While assessing Sniper Elite 5 two and a half years ago, we defended Rebellion against suggestions that they had “made the same game over and over”. Bluntly, that defense is no longer tenable. Sniper Elite: Resistance is very largely the same game as the Oxford-based studio’s previous effort and barely iterates on the series’ formula at all. As spinoffs go, this new entry is virtually the definition of “more of the same”. The sense of sameness is undeniable – but so too is the fact that Resistance is extremely good fun.
Since Sniper Elite III, Harry Hawker has been a fixture of the series as the character controlled by the second player in co-op play. The gruff British sharpshooter was even more bland and underdeveloped than the main star of the series, gruff German-American sharpshooter Karl Fairburne. This time around, ‘Arry has been redesigned and promoted to top billing. This is because Resistance occurs more or less simultaneously with Sniper Elite 5. It turns out that while Fairburne was destroying the Nazis’ dastardly Operation Kraken, Hawker was on a quest of his own, thwarting another scheme to scupper D-Day.
Breaking with series tradition, Resistance offers no new setting. Like Sniper Elite 5, it is set entirely in France in 1944. Hawker’s mission pits him against “Special Committee C”, a splinter group of Nazi fanatics who do not share Hitler’s reluctance to deploy chemical weapons on the battlefield. There are eight sizable new missions, and a brief coda. The effort on plot and cutscenes has been dialled back compared with the previous game, suggesting that this has been a smaller, leaner project for Rebellion.

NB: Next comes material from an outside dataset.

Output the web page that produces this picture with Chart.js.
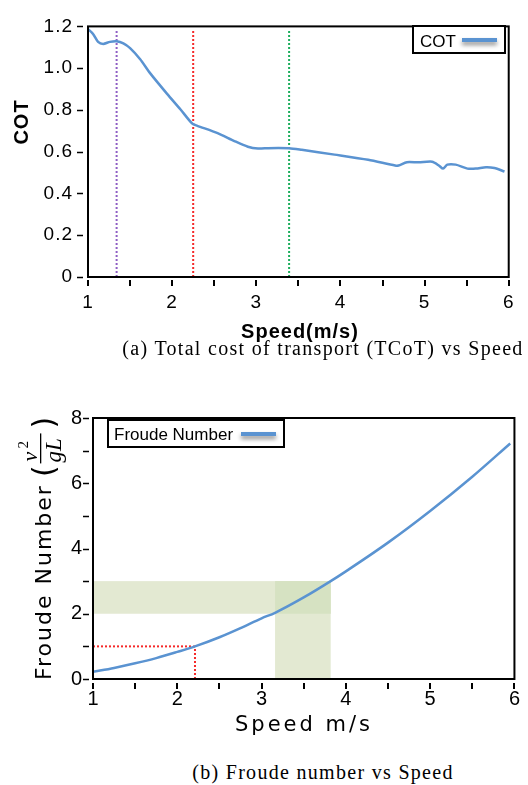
<!DOCTYPE html>
<html>
<head>
<meta charset="utf-8">
<script src="https://cdn.jsdelivr.net/npm/chart.js@4.4.1/dist/chart.umd.min.js"></script>
<style>
body { margin: 0; background: #fff; width: 528px; height: 785px; position: relative; overflow: hidden; }
#chartA { position: absolute; left: 0; top: 0; }
#chartB { position: absolute; left: 0; top: 395px; }
.cap { position: absolute; left: 0; width: 646px; text-align: center; font-family: "Liberation Serif", serif;
       font-size: 20px; letter-spacing: 1.3px; color: #000; white-space: nowrap; line-height: 22px; }
</style>
</head>
<body>
<canvas id="chartA" width="528" height="345"></canvas>
<div class="cap" style="top:337px">(a) Total cost of transport (TCoT) vs Speed</div>
<canvas id="chartB" width="528" height="360"></canvas>
<div class="cap" style="top:761px">(b) Froude number vs Speed</div>
<script>
//panel (a): cost of transport vs speed
const cotSpeed = [1.00, 1.06, 1.12, 1.18, 1.26, 1.34, 1.42, 1.50, 1.62, 1.74,
                  1.94, 2.10, 2.24, 2.30, 2.54, 2.74, 2.90, 3.02, 3.14, 3.26,
                  3.39, 3.54, 3.93, 4.33, 4.65, 4.69, 4.79, 4.93, 5.09, 5.17,
                  5.22, 5.27, 5.37, 5.51, 5.61, 5.73, 5.83, 5.95];
const cotValues = [1.187, 1.164, 1.126, 1.116, 1.126, 1.129, 1.119, 1.096, 1.043, 0.975,
                   0.877, 0.802, 0.734, 0.724, 0.689, 0.651, 0.624, 0.615, 0.617, 0.618,
                   0.617, 0.609, 0.586, 0.561, 0.534, 0.534, 0.550, 0.549, 0.552, 0.534,
                   0.519, 0.538, 0.538, 0.519, 0.519, 0.526, 0.522, 0.505];
//dotted vertical markers in panel (a)
const markerSpeeds = [1.34, 2.25, 3.39];
const markerColors = ['#8f5fc4', '#f52a2a', '#1cae5c'];
const markerTop = 1.186;
const cotYTicks = [0, 0.2, 0.4, 0.6, 0.8, 1.0, 1.2];

//panel (b): froude number vs speed
const froudeSpeed = [1.00, 1.25, 1.50, 1.75, 2.00, 2.21, 2.50, 2.75, 3.00, 3.16,
                     3.50, 3.82, 4.00, 4.50, 5.00, 5.50, 5.95];
const froudeValues = [0.22, 0.34, 0.48, 0.64, 0.83, 1.00, 1.28, 1.56, 1.86, 2.03,
                      2.50, 3.00, 3.30, 4.18, 5.15, 6.20, 7.22];
//shaded ranges and red reference in panel (b)
const bandFroude = [2, 3];
const bandSpeed = [3.16, 3.82];
const refSpeed = 2.21;
const refFroude = 1;

const xTickLabels = ['1', '2', '3', '4', '5', '6'];
const BLUE = '#5a93d1';

//draws the box round the plot and the small tick dashes
var frameTicks = function(chart, o) {
	var ctx = chart.ctx, a = chart.chartArea;
	var xs = chart.scales.x, ys = chart.scales.y;
	ctx.save();
	ctx.strokeStyle = '#000';
	ctx.lineWidth = 2;
	ctx.beginPath();
	xs.ticks.forEach(function(t) {
		var px = Math.round(xs.getPixelForValue(t.value));
		ctx.moveTo(px, a.bottom + o.xGap);
		ctx.lineTo(px, a.bottom + o.xGap + o.len);
	});
	ctx.stroke();
	ctx.lineWidth = 1.6;
	ctx.beginPath();
	ys.ticks.forEach(function(t) {
		var py = Math.round(ys.getPixelForValue(t.value)) + 0.5;
		ctx.moveTo(a.left - o.yGap, py);
		ctx.lineTo(a.left - o.yGap - o.len, py);
	});
	ctx.stroke();
	ctx.lineWidth = 2;
	ctx.strokeRect(a.left, a.top, a.right - a.left, a.bottom - a.top);
	ctx.restore();
}

//legend box: text first then a line sample with a soft shadow
var drawLegend = function(ctx, L) {
	ctx.save();
	ctx.fillStyle = '#fff';
	ctx.fillRect(L.x0, L.y0, L.x1 - L.x0, L.y1 - L.y0);
	ctx.strokeStyle = '#000';
	ctx.lineWidth = 2;
	ctx.strokeRect(L.x0, L.y0, L.x1 - L.x0, L.y1 - L.y0);
	ctx.fillStyle = '#000';
	ctx.font = L.font;
	ctx.textBaseline = 'alphabetic';
	ctx.fillText(L.text, L.tx, L.ty);
	ctx.shadowColor = 'rgba(0,0,0,0.45)';
	ctx.shadowBlur = 4;
	ctx.shadowOffsetY = 3;
	ctx.strokeStyle = BLUE;
	ctx.lineWidth = 4;
	ctx.beginPath();
	ctx.moveTo(L.lx0, L.ly);
	ctx.lineTo(L.lx1, L.ly);
	ctx.stroke();
	ctx.restore();
}

var drawText = function(ctx, text, x, y, font, spacing, rot) {
	ctx.save();
	ctx.translate(x, y);
	if (rot) ctx.rotate(rot);
	ctx.font = font;
	ctx.letterSpacing = spacing;
	ctx.fillStyle = '#000';
	ctx.textAlign = 'center';
	ctx.textBaseline = 'alphabetic';
	ctx.fillText(text, 0, 0);
	ctx.restore();
}

//panel (a)
var markerSets = markerSpeeds.map(function(s, i) {
	return {
		data: [{x: s, y: 0}, {x: s, y: markerTop}],
		borderColor: markerColors[i],
		borderWidth: 2,
		borderDash: [2, 2],
		pointRadius: 0
	};
});

var chartA = new Chart(document.getElementById('chartA'), {
	type: 'line',
	data: {
		datasets: [{
			label: 'COT',
			data: cotSpeed.map(function(s, i) { return {x: s, y: cotValues[i]}; }),
			borderColor: BLUE,
			borderWidth: 2.5,
			pointRadius: 0,
			tension: 0.25
		}].concat(markerSets)
	},
	options: {
		responsive: false,
		animation: false,
		devicePixelRatio: 1,
		layout: {padding: {left: 0, right: 16, top: 12, bottom: 0}},
		plugins: {legend: {display: false}, tooltip: {enabled: false}},
		scales: {
			x: {
				type: 'linear', min: 1, max: 6,
				afterFit: function(s) { s.height = 68; },
				grid: {display: false, drawTicks: false},
				border: {display: false},
				ticks: {
					stepSize: 0.5, autoSkip: false, maxRotation: 0, padding: 14,
					color: '#000', font: {family: 'Liberation Sans', size: 19},
					callback: function(v) { return Number.isInteger(v) ? xTickLabels[v - 1] : ''; }
				}
			},
			y: {
				min: 0, max: 1.2,
				afterFit: function(s) { s.width = 88; },
				afterBuildTicks: function(s) { s.ticks = cotYTicks.map(function(v) { return {value: v}; }); },
				grid: {display: false, drawTicks: false},
				border: {display: false},
				ticks: {
					padding: 15, color: '#000', font: {family: 'Liberation Sans', size: 19},
					callback: function(v) { return v === 0 ? '0' : v.toFixed(1); }
				}
			}
		}
	},
	plugins: [{
		id: 'decorA',
		beforeDraw: function(chart) { chart.ctx.letterSpacing = '1px'; },
		afterDraw: function(chart) {
			var ctx = chart.ctx;
			ctx.letterSpacing = '0px';
			frameTicks(chart, {xGap: 3, yGap: 5, len: 6});
			drawLegend(ctx, {x0: 413, y0: 26, x1: 505, y1: 53, text: 'COT', font: '17px "Liberation Sans"',
				tx: 420, ty: 47, lx0: 462, lx1: 497, ly: 40});
			drawText(ctx, 'Speed(m/s)', 300, 338, 'bold 20px "Liberation Sans"', '1px', 0);
			drawText(ctx, 'COT', 28, 122, 'bold 20px "Liberation Sans"', '1px', -Math.PI / 2);
		}
	}]
});

//panel (b)
var chartB = new Chart(document.getElementById('chartB'), {
	type: 'line',
	data: {
		datasets: [{
			label: 'Froude Number',
			data: froudeSpeed.map(function(s, i) { return {x: s, y: froudeValues[i]}; }),
			borderColor: BLUE,
			borderWidth: 2.5,
			pointRadius: 0,
			cubicInterpolationMode: 'monotone'
		}, {
			data: [{x: 1, y: refFroude}, {x: refSpeed, y: refFroude}],
			borderColor: '#f52a2a', borderWidth: 2, borderDash: [2, 2], pointRadius: 0
		}, {
			data: [{x: refSpeed, y: 0}, {x: refSpeed, y: refFroude}],
			borderColor: '#f52a2a', borderWidth: 2, borderDash: [2, 2], pointRadius: 0
		}]
	},
	options: {
		responsive: false,
		animation: false,
		devicePixelRatio: 1,
		layout: {padding: {left: 0, right: 11, top: 17, bottom: 0}},
		plugins: {legend: {display: false}, tooltip: {enabled: false}},
		scales: {
			x: {
				type: 'linear', min: 1, max: 6,
				afterFit: function(s) { s.height = 76; },
				grid: {display: false, drawTicks: false},
				border: {display: false},
				ticks: {
					stepSize: 0.5, autoSkip: false, maxRotation: 0, padding: 8,
					color: '#000', font: {family: 'Liberation Sans', size: 20},
					callback: function(v) { return Number.isInteger(v) ? xTickLabels[v - 1] : ''; }
				}
			},
			y: {
				min: 0, max: 8,
				afterFit: function(s) { s.width = 93; },
				grid: {display: false, drawTicks: false},
				border: {display: false},
				ticks: {
					stepSize: 1, padding: 11, color: '#000', font: {family: 'Liberation Sans', size: 20},
					callback: function(v) { return v % 2 === 0 ? String(v) : ''; }
				}
			}
		}
	},
	plugins: [{
		id: 'decorB',
		beforeDatasetsDraw: function(chart) {
			var ctx = chart.ctx, xs = chart.scales.x, ys = chart.scales.y;
			var xa = xs.getPixelForValue(1), xb = xs.getPixelForValue(bandSpeed[0]), xc = xs.getPixelForValue(bandSpeed[1]);
			var y0 = ys.getPixelForValue(0), y2 = ys.getPixelForValue(bandFroude[0]), y3 = ys.getPixelForValue(bandFroude[1]);
			ctx.save();
			ctx.fillStyle = '#e3e9d2';
			ctx.fillRect(xa, y3, xc - xa, y2 - y3);
			ctx.fillRect(xb, y3, xc - xb, y0 - y3);
			ctx.fillStyle = '#d6e2c2';
			ctx.fillRect(xb, y3, xc - xb, y2 - y3);
			ctx.restore();
		},
		afterDraw: function(chart) {
			var ctx = chart.ctx;
			frameTicks(chart, {xGap: 4, yGap: 4, len: 6});
			drawLegend(ctx, {x0: 108, y0: 25, x1: 284, y1: 52, text: 'Froude Number', font: '17px "Liberation Sans"',
				tx: 114, ty: 45, lx0: 241, lx1: 276, ly: 39});
			drawText(ctx, 'Speed m/s', 304, 336, '21px "DejaVu Sans"', '3px', 0);
			//rotated y title with the v^2/(gL) fraction
			ctx.save();
			ctx.translate(51, 285);
			ctx.rotate(-Math.PI / 2);
			ctx.fillStyle = '#000';
			ctx.textBaseline = 'alphabetic';
			ctx.font = '22px "DejaVu Sans"';
			ctx.letterSpacing = '2px';
			ctx.fillText('Froude Number', 0, 0);
			var u = ctx.measureText('Froude Number').width + 7;
			ctx.letterSpacing = '0px';
			ctx.font = '30px "DejaVu Sans"';
			ctx.fillText('(', u, 3);
			u += ctx.measureText('(').width + 2;
			ctx.font = 'italic 22px "Liberation Serif"';
			ctx.fillText('v', u + 2, -14);
			ctx.font = '15px "Liberation Serif"';
			ctx.fillText('2', u + 15, -23);
			ctx.font = 'italic 23px "Liberation Serif"';
			ctx.fillText('gL', u + 1, 10);
			ctx.fillRect(u, -11, 30, 1.3);
			u += 35;
			ctx.font = '30px "DejaVu Sans"';
			ctx.fillText(')', u, 3);
			ctx.restore();
		}
	}]
});
</script>
</body>
</html>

As ever, Rebellion offer up some spectacular scenery and powerful vantage points in all modes
The missions are up to the studio’s sturdy standard. While there is nothing as memorable as the breakout “Spy Academy” mission in Sniper Elite 5, there are a number of locations which come fairly close. “Dead Drop” features a sprawling walled town, and “Lock, Stock and Barrels” consists of a vineyard which serves as the cover for a sinister underground facility. Hawker controls and operates in an identical way to Fairburne, and these new missions follow the exact formula of the previous game – and are every bit as entertaining.

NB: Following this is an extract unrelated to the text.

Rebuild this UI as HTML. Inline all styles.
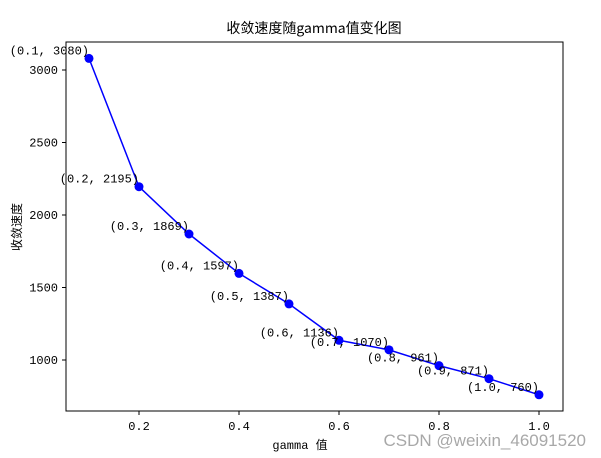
<!DOCTYPE html>
<html><head><meta charset="utf-8"><style>
body{margin:0;background:#fff;}
svg{display:block;font-family:"Liberation Mono","Noto Sans CJK SC",monospace;}
</style></head><body>
<svg id="chart" width="601" height="458">
<rect x="0" y="0" width="601" height="458" fill="#fff"/>
<text x="314" y="33" text-anchor="middle" font-size="14" font-family="'Noto Sans CJK SC',sans-serif">收敛速度随gamma值变化图</text>
<g id="axes"></g>
<g id="marks"></g>
<rect x="66" y="42" width="497" height="369" fill="none" stroke="#000" stroke-width="1"/>
<text x="300" y="449" text-anchor="middle" font-size="12">gamma 值</text>
<text transform="translate(21,227) rotate(-90)" text-anchor="middle" font-size="12" font-family="'Noto Sans CJK SC',sans-serif">收敛速度</text>
<text x="586" y="446" text-anchor="end" font-size="17" fill="#a8a8a8" font-family="'Liberation Sans',sans-serif">CSDN @weixin_46091520</text>
</svg>
<script>
const gammas=[0.1,0.2,0.3,0.4,0.5,0.6,0.7,0.8,0.9,1.0];
const speeds=[3080,2195,1869,1597,1387,1136,1070,961,871,760];
const xTicks=[0.2,0.4,0.6,0.8,1.0];
const yTicks=[1000,1500,2000,2500,3000];
const NS="http://www.w3.org/2000/svg";
function xs(v){return 89+(v-0.1)*500;}
function ys(v){return 70+(3000-v)*0.145;}
const axes=document.getElementById('axes'),marks=document.getElementById('marks');
function mk(tag,attrs,parent){const e=document.createElementNS(NS,tag);for(const k in attrs)e.setAttribute(k,attrs[k]);parent.appendChild(e);return e;}
xTicks.forEach(t=>{
  const l=mk('line',{x1:xs(t),x2:xs(t),y1:411,y2:415,stroke:'#000'},axes);
  
  
  const tx=mk('text',{x:xs(t),y:430,'text-anchor':'middle','font-size':12},axes);
  tx.textContent=t.toFixed(1);
  
  
});
yTicks.forEach(t=>{
  const l=mk('line',{x1:62,x2:66,y1:ys(t),y2:ys(t),stroke:'#000'},axes);
  
  
  const tx=mk('text',{x:58,y:ys(t)+4,'text-anchor':'end','font-size':12},axes);
  tx.textContent=t;
  
  
});
const pl=mk('polyline',{points:gammas.map((g,i)=>xs(g)+','+ys(speeds[i])).join(' '),fill:'none',stroke:'#0000ff','stroke-width':1.5},marks);


gammas.forEach((g,i)=>{
  const c=mk('circle',{cx:xs(g),cy:ys(speeds[i]),r:4.5,fill:'#0000ff'},marks);
  
  
  const tx=mk('text',{x:xs(g),y:ys(speeds[i])-4,'text-anchor':'end','font-size':12},marks);
  tx.textContent='('+g.toFixed(1)+', '+speeds[i]+')';
  
  
});
</script>
</body></html>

The one notable new edition to Resistance is a part of the single player offering. In seven of the missions, a special French resistance poster can be obtained. For each of these that the player finds, a new challenge mission is unlocked. Termed “propaganda missions”, these are short vignettes focused on stealth kills, long-range sniping, or (in one case) open combat. The challenges are finely tuned and satisfyingly tricky, especially the stealth missions which are time-limited – only unobserved “ghost” kills add 30 precious seconds to the clock.

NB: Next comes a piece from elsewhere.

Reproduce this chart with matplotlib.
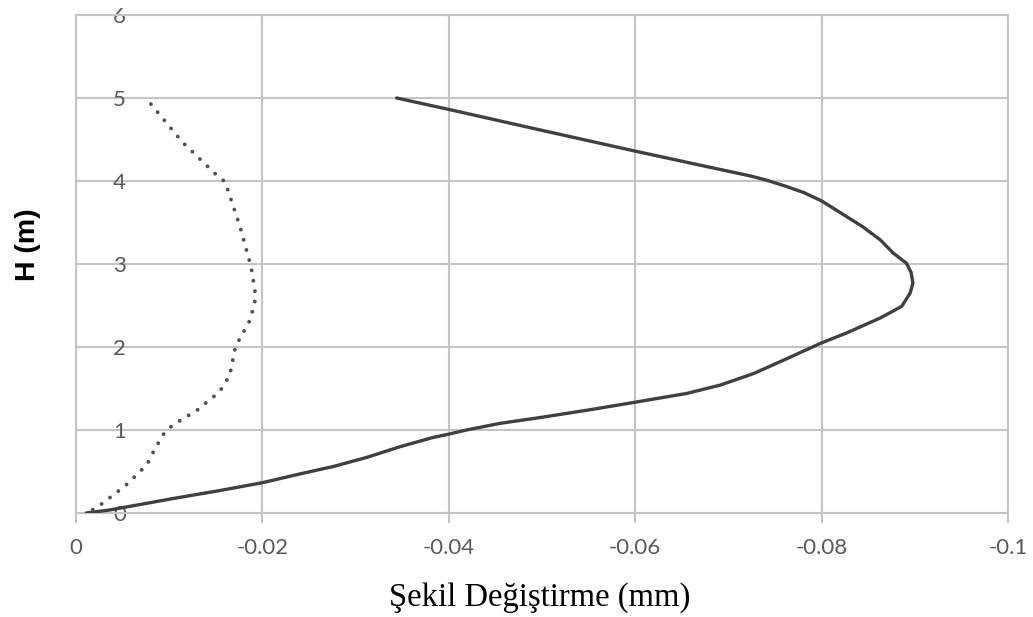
import matplotlib
matplotlib.use('Agg')
import matplotlib.pyplot as plt

# solid curve
solid_x = [-0.0011, -0.0036, -0.0107, -0.0154, -0.0200, -0.0240, -0.0276, -0.0312,
           -0.0348, -0.0383, -0.0400, -0.0419, -0.0455, -0.0498, -0.0552,
           -0.0600, -0.0655, -0.0691, -0.0727, -0.0755, -0.0800, -0.0827, -0.0863,
           -0.0886, -0.0895, -0.0898, -0.0896, -0.0891, -0.0877, -0.0863, -0.0844,
           -0.0800, -0.0781, -0.0762, -0.0741, -0.0724, -0.0670, -0.0600, -0.0500,
           -0.0401, -0.0344]
solid_y = [0.00, 0.036, 0.18, 0.27, 0.365, 0.47, 0.56, 0.67,
           0.80, 0.91, 0.95, 1.00, 1.08, 1.15, 1.245,
           1.335, 1.44, 1.54, 1.68, 1.82, 2.05, 2.17, 2.35,
           2.49, 2.65, 2.77, 2.90, 3.01, 3.13, 3.29, 3.45,
           3.76, 3.86, 3.935, 4.01, 4.06, 4.19, 4.36, 4.61,
           4.86, 5.00]

# dotted curve
dot_x = [-0.0018, -0.0029, -0.0054, -0.0076, -0.0085, -0.0095, -0.0104, -0.0130,
         -0.0154, -0.0165, -0.0171, -0.0187, -0.0193, -0.0188, -0.0176, -0.0160,
         -0.0151, -0.0114, -0.0075]
dot_y = [0.04, 0.12, 0.34, 0.58, 0.78, 0.97, 1.06, 1.24,
         1.46, 1.66, 2.00, 2.33, 2.60, 2.96, 3.45, 3.99,
         4.07, 4.47, 5.00]

x_ticks = [0, -0.02, -0.04, -0.06, -0.08, -0.1]
x_labels = ['0', '-0.02', '-0.04', '-0.06', '-0.08', '-0.1']
y_ticks = [0, 1, 2, 3, 4, 5, 6]

fig = plt.figure(figsize=(10.33, 6.17), dpi=100)
ax = fig.add_axes([76 / 1033, 1 - 513 / 617, 932 / 1033, 498 / 617])

grid_c = '#c4c4c4'
ax.plot(solid_x, solid_y, color='#404040', lw=2.4, solid_capstyle='round',
        solid_joinstyle='round', zorder=3)
ax.plot(dot_x, dot_y, color='#505050', lw=2.8, linestyle=(0, (0.01, 2.7)),
        dash_capstyle='round', zorder=3)

ax.set_xlim(0, -0.1)
ax.set_ylim(0, 6)
ax.set_xticks(x_ticks)
ax.set_xticklabels(x_labels)
ax.set_yticks(y_ticks)
ax.grid(True, color=grid_c, lw=1.5)
ax.set_axisbelow(True)
for s in ax.spines.values():
    s.set_color(grid_c)
    s.set_linewidth(1.5)

ax.tick_params(axis='x', length=7, width=1.5, color=grid_c, pad=11,
               labelsize=16, labelcolor='#595959')
ax.tick_params(axis='y', length=0, pad=-36, labelsize=16, labelcolor='#595959')
for t in ax.get_xticklabels() + ax.get_yticklabels():
    t.set_fontfamily('Lato')
for t in ax.get_yticklabels():
    t.set_horizontalalignment('right')
    t.set_zorder(4)

fig.text(28 / 1033, 1 - 245 / 617, 'H (m)', rotation=90, ha='center', va='center',
         fontsize=20.5, fontweight='bold', family='Liberation Sans')
fig.text(540 / 1033, 1 - 598 / 617, 'Şekil Değiştirme (mm)', ha='center', va='center',
         fontsize=23.5, family='Liberation Serif')

fig.savefig('out.png', dpi=100)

Resistance retains the whole of the suite of multiplayer options from Sniper Elite 5. As before, the best of these is the fantastic invasion mode. While Rebellion have added nothing to this – besides enabling it on the new missions – it is as gripping as ever. It is the invading player, taking on the role of an elite German Jäger sniper, who again has the advantage but both players can expect a supremely tense and satisfying experience. Lurking around the map, listening and looking out for any sign of the enemy’s presence, hugely heightens the thrill of these missions. Actually eliminating a rival sniper, whether by guile or brute force, feels brilliant.
By comparison, the 16-player competitive multiplayer mode is a bit less fulfilling. This too has been brought over from Sniper Elite 5, but plays out over variations on the Resistance single-player mission maps. While sniping focused “no cross” and both solo and team-based deathmatches have their moments and will retain a fanbase, they are rarely as compelling as the single-player missions, the co-op experience, or the invasion mode.

The threat of being hunted by a deadly player-controlled Jäger adds thrills to the campaign mode
Digital Foundry recently made the point that Rebellion’s own Asura engine is beginning to show its age. In the two and half years since Sniper Elite 5, the studio have made no significant graphical enhancements – at least none that are evident in Sniper Elite: Resistance. This is, however, a game which looks and sounds good, and is pleasingly scalable.
The business logic behind Sniper Elite: Resistance seems to make sense. This highly familiar, low-risk game has been developed in parallel with an altogether more ambitious and more perilous project – Rebellion’s all-new survival game Atomfall is due to launch in late March.
Those who had hoped for great strides from Rebellion with Sniper Elite: Resistance will be disappointed – this is strictly more of the same. Many fans of the series will be satisfied, however, because this spinoff is based on such a fundamentally solid and extremely fun template. Those who are at this moment in need of carefully designed sandboxes in which to stealthily smash the plans – and skulls – of fascists need look no further. One might hope, though, that Rebellion have more grandiose intentions for a surely inevitable next mainline game in their storied series.